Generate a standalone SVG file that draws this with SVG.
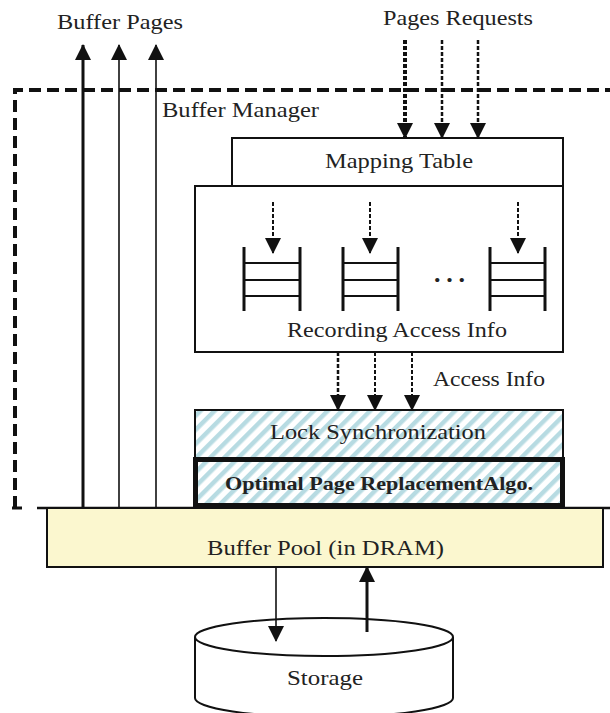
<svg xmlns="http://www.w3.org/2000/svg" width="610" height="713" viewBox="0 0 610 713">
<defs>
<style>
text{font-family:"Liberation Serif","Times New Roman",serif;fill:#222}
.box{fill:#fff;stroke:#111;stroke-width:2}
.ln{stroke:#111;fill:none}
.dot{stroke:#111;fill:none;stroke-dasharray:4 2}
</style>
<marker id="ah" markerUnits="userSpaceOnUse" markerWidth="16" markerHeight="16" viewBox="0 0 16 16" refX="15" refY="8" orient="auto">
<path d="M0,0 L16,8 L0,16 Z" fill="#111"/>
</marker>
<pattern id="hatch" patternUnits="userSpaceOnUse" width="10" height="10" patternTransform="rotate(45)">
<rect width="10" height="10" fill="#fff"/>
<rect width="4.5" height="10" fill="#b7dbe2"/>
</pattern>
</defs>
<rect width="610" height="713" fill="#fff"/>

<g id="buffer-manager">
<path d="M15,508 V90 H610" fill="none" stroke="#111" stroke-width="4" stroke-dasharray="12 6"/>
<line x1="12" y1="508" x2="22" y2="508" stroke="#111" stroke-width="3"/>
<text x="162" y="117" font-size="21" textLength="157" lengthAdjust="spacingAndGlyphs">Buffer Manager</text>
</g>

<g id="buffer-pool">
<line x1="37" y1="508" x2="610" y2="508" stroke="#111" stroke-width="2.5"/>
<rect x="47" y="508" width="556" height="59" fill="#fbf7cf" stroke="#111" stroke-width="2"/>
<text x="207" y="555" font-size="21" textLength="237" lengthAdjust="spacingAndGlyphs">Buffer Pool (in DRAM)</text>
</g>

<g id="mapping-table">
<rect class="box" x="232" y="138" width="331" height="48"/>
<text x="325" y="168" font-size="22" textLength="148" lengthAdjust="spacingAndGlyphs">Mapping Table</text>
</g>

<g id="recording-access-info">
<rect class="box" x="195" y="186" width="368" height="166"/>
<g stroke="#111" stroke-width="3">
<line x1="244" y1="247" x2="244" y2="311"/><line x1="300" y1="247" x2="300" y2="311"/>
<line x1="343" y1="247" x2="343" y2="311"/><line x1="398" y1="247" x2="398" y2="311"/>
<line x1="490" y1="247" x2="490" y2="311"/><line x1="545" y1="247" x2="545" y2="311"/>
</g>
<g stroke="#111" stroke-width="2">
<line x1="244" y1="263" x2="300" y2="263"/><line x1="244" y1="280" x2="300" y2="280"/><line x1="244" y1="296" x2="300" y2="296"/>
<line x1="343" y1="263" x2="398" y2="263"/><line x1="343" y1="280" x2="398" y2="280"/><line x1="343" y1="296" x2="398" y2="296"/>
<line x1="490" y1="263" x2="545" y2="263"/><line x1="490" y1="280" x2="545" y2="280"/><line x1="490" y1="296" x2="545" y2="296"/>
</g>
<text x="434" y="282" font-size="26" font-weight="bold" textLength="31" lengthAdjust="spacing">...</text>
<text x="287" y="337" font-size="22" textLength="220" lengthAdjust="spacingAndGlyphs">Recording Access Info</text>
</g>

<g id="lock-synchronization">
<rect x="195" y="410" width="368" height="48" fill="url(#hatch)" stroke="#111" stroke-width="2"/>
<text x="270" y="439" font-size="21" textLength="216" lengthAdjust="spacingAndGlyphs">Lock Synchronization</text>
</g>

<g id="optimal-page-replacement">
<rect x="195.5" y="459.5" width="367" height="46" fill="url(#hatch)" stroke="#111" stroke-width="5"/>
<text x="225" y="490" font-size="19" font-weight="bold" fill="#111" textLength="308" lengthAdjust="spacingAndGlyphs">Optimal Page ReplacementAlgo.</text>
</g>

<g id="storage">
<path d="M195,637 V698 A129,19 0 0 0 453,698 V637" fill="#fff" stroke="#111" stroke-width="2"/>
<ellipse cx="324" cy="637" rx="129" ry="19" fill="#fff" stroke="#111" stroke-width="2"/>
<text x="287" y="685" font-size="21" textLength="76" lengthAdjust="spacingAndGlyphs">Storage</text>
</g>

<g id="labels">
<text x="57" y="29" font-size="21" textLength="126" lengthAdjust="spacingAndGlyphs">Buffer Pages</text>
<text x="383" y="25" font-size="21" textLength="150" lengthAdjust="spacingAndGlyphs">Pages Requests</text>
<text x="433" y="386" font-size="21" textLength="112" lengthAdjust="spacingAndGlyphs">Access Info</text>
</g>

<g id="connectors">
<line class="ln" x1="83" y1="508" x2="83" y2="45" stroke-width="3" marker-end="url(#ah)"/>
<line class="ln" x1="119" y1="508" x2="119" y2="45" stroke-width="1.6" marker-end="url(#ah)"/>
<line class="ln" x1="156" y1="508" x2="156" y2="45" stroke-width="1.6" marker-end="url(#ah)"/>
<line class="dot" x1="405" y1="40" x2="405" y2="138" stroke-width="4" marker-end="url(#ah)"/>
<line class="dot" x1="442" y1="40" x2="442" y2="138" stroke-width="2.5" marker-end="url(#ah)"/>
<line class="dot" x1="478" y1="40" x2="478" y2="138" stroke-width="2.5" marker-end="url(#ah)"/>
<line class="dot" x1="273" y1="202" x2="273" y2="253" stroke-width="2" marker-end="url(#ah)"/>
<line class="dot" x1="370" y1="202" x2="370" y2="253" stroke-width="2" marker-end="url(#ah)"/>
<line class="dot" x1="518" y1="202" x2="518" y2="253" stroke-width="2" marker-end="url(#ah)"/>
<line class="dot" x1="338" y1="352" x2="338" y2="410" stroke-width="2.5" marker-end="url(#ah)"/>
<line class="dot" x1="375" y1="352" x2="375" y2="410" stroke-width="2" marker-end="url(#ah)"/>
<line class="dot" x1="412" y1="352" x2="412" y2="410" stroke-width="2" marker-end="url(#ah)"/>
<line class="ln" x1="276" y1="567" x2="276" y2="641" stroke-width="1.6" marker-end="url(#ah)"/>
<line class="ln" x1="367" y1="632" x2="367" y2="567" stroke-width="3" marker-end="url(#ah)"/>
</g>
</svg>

• • • • • • •

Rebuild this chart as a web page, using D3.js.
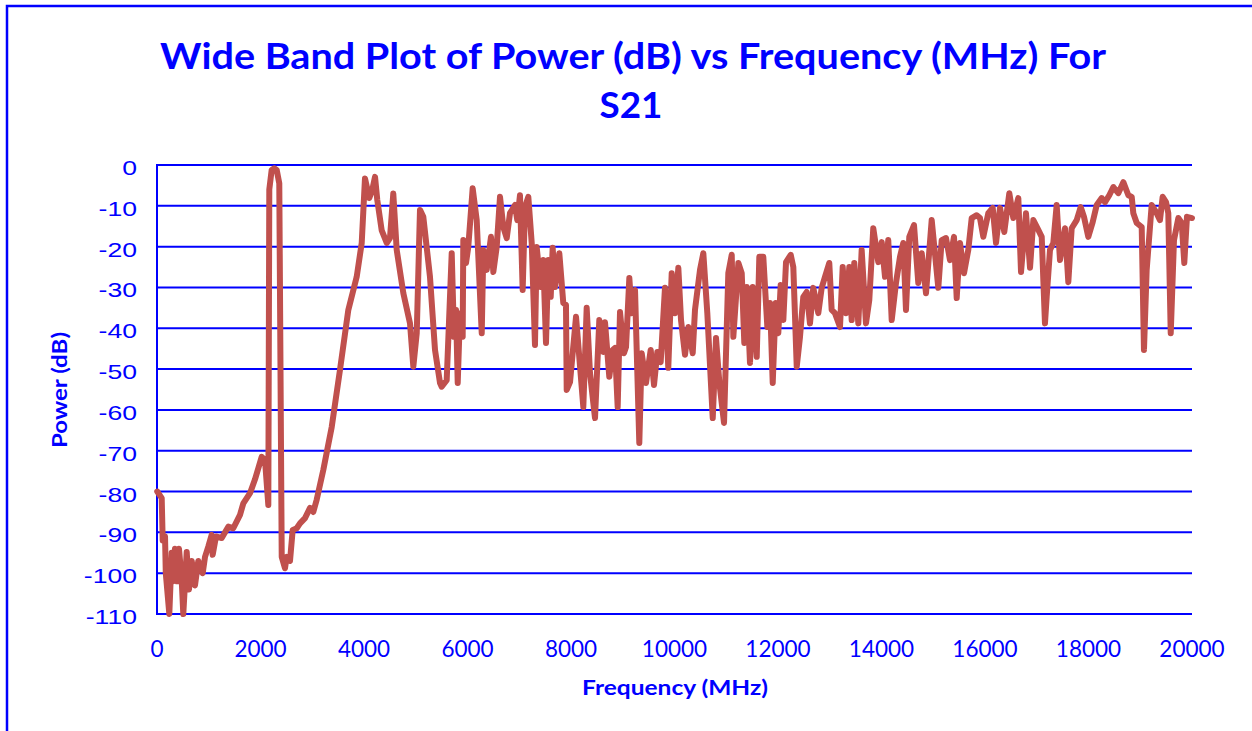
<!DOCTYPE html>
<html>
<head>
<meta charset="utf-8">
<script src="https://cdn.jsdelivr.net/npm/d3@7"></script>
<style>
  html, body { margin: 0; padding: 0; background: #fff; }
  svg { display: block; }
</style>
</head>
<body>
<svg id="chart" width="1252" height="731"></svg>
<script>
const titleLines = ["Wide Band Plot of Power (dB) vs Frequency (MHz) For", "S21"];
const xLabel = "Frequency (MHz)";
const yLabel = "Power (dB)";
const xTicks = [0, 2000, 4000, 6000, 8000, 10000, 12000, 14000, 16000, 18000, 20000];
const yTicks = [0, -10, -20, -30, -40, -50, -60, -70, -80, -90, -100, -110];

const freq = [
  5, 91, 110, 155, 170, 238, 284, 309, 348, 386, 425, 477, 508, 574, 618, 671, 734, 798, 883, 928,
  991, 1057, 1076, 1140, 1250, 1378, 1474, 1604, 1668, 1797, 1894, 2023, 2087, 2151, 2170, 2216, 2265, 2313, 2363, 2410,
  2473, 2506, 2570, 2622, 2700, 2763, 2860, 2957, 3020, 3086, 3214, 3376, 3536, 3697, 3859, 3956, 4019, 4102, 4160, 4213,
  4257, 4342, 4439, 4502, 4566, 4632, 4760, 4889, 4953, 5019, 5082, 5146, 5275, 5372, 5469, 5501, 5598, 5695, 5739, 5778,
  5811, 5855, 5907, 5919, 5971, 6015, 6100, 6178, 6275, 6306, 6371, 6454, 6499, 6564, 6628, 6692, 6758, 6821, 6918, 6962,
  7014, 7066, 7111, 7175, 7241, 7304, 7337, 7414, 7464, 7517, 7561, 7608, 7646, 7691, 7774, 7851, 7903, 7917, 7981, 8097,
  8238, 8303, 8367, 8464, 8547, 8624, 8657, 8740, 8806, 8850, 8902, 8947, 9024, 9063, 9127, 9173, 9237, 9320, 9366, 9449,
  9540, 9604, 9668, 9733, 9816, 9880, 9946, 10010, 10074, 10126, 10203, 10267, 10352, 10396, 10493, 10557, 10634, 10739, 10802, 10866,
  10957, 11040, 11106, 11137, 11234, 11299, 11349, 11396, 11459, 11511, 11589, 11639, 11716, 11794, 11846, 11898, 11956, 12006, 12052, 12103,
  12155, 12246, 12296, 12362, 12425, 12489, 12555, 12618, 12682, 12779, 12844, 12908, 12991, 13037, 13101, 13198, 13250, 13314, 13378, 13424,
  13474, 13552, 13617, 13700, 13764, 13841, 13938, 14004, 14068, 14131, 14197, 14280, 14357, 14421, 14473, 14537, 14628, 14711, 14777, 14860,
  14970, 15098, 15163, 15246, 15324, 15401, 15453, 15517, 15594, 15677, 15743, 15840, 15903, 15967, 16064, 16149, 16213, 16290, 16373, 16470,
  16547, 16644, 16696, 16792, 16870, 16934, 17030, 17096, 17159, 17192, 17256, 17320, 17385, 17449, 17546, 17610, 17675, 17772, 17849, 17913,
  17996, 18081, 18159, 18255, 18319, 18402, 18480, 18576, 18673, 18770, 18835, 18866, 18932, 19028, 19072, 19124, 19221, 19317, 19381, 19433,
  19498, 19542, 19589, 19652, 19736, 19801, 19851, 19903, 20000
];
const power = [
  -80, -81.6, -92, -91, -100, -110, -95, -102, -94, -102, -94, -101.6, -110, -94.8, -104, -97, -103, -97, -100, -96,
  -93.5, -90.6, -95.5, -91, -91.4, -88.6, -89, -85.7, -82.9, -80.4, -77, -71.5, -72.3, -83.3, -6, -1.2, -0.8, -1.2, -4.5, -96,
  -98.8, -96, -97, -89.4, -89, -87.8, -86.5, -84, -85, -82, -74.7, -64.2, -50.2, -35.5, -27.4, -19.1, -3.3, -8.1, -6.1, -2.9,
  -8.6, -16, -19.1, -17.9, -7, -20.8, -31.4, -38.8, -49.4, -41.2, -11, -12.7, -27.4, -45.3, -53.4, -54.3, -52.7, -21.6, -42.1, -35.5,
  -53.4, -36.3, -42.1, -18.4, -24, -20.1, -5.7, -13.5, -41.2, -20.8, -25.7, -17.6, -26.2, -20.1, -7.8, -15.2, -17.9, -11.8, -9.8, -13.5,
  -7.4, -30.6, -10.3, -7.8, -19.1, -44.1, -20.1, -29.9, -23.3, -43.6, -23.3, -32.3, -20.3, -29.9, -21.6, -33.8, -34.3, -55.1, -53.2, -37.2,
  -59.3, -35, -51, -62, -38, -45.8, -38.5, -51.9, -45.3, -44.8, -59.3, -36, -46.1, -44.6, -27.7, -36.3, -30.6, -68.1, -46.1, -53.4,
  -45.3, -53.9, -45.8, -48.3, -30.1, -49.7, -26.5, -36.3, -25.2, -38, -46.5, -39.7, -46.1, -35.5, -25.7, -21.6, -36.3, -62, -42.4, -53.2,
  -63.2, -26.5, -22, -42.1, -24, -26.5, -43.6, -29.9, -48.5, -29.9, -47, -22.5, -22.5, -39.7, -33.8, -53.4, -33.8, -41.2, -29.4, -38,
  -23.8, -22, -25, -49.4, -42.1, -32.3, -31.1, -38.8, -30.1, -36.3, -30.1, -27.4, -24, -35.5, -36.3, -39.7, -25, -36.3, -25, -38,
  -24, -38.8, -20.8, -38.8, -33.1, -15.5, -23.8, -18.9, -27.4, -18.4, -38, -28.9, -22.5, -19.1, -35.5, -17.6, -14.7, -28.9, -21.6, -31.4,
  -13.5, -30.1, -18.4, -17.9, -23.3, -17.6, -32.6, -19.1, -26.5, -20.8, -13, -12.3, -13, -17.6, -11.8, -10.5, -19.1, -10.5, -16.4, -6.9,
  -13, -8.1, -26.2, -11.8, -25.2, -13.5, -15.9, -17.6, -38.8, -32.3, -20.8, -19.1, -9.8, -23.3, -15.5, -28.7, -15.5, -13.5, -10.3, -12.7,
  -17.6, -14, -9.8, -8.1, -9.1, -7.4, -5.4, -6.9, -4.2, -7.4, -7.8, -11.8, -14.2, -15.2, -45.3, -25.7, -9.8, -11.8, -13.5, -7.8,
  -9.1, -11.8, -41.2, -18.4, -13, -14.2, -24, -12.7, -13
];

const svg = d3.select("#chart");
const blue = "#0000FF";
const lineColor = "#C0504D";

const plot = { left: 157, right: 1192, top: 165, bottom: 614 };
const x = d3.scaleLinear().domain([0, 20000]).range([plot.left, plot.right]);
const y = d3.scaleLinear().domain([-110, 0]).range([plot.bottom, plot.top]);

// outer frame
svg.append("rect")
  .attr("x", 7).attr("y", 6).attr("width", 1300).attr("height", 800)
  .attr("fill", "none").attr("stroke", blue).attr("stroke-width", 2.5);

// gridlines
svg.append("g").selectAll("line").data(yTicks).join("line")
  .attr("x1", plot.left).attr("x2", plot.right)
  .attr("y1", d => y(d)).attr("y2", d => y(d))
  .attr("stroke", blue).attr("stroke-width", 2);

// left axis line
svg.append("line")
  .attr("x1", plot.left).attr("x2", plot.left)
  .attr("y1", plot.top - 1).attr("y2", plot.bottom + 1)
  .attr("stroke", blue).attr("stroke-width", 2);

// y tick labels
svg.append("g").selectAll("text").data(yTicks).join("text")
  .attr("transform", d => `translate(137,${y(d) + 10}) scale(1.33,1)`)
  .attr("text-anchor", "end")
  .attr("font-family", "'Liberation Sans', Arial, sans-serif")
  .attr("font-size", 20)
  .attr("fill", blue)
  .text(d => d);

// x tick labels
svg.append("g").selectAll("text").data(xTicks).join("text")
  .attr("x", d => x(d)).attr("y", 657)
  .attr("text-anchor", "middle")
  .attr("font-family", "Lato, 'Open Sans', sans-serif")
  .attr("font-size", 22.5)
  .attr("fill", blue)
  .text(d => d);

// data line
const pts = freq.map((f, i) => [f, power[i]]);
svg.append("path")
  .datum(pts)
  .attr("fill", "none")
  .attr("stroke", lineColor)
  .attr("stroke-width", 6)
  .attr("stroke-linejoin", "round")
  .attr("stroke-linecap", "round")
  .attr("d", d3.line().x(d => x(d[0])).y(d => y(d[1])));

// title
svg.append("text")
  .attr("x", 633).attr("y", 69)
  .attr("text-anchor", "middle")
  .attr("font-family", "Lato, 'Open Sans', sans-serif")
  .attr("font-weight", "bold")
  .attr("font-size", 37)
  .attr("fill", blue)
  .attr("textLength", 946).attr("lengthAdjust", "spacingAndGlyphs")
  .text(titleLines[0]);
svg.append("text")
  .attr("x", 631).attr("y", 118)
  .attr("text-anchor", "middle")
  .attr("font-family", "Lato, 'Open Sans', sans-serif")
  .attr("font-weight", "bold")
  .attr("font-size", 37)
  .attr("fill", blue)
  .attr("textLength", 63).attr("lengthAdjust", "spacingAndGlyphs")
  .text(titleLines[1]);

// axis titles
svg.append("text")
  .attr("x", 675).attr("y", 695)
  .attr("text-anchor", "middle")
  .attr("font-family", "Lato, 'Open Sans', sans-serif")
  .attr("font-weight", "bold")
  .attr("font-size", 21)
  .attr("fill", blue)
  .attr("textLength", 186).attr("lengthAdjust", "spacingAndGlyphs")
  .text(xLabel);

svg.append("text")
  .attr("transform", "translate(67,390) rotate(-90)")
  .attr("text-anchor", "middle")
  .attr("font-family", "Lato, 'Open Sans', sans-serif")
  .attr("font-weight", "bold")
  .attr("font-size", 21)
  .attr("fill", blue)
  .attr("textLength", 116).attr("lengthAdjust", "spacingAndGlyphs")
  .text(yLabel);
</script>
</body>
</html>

• • • • • • •

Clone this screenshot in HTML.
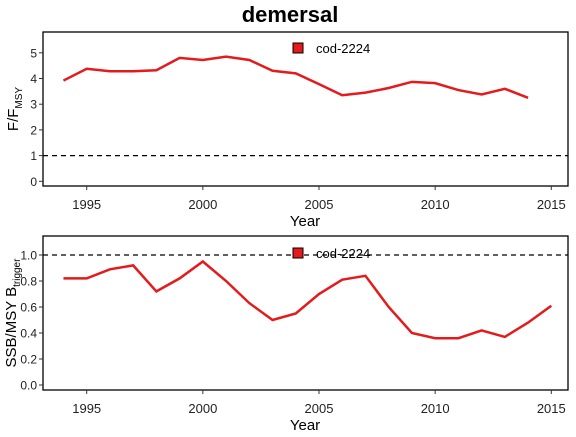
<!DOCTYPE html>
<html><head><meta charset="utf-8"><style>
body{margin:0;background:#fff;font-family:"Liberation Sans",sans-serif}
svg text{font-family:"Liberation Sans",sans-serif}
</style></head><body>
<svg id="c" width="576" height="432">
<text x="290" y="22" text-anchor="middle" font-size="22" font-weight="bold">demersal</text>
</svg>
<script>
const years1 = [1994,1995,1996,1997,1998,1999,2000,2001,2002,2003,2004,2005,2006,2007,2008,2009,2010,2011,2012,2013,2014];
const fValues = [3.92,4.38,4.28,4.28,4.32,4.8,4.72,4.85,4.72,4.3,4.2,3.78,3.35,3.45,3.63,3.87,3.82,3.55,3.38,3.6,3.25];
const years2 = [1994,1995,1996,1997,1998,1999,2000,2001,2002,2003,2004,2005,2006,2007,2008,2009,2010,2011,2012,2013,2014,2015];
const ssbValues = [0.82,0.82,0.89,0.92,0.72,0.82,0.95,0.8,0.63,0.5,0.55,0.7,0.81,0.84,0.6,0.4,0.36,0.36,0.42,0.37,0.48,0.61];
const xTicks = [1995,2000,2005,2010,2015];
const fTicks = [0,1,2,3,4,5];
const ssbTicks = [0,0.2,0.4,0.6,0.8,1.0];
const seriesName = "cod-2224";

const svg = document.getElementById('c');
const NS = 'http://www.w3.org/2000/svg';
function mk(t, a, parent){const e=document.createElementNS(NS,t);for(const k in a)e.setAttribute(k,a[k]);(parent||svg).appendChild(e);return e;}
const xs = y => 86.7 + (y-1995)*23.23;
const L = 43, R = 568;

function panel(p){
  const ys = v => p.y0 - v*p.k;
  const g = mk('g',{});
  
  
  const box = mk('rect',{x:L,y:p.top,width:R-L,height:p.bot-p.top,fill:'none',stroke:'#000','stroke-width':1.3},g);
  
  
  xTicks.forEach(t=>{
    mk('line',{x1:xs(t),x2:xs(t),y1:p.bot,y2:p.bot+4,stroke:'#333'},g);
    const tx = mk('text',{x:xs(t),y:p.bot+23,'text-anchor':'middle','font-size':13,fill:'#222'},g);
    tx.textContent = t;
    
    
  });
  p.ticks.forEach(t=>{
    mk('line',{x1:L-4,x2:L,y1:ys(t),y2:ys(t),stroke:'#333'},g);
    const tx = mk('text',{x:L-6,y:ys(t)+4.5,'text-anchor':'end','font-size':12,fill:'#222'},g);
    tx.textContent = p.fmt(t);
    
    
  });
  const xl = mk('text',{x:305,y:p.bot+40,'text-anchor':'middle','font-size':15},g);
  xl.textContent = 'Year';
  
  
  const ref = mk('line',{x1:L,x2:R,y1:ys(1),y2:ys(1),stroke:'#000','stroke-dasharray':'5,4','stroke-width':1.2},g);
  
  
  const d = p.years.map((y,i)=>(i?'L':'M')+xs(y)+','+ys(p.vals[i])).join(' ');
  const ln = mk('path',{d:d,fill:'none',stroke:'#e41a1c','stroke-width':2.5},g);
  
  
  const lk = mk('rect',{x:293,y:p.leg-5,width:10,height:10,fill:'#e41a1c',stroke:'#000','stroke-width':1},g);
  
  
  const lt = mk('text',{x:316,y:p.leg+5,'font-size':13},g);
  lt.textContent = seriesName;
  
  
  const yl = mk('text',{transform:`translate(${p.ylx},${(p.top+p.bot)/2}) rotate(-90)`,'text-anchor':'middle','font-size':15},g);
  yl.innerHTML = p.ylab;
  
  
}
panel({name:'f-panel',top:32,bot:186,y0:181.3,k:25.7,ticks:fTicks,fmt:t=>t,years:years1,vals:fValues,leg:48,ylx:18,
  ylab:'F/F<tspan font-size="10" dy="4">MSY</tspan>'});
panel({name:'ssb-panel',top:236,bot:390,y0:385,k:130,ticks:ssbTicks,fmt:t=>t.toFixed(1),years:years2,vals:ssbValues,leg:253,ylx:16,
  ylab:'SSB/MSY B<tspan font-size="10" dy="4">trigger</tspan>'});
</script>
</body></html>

• • • • • • •

> _SHORT TASK_
Copy out each line in the preceding records that contains "chart".

> _ANSWER FOR THE TASK_
Rebuild this chart as a web page, using D3.js.
<svg id="chart" width="1252" height="731"></svg>
const svg = d3.select("#chart");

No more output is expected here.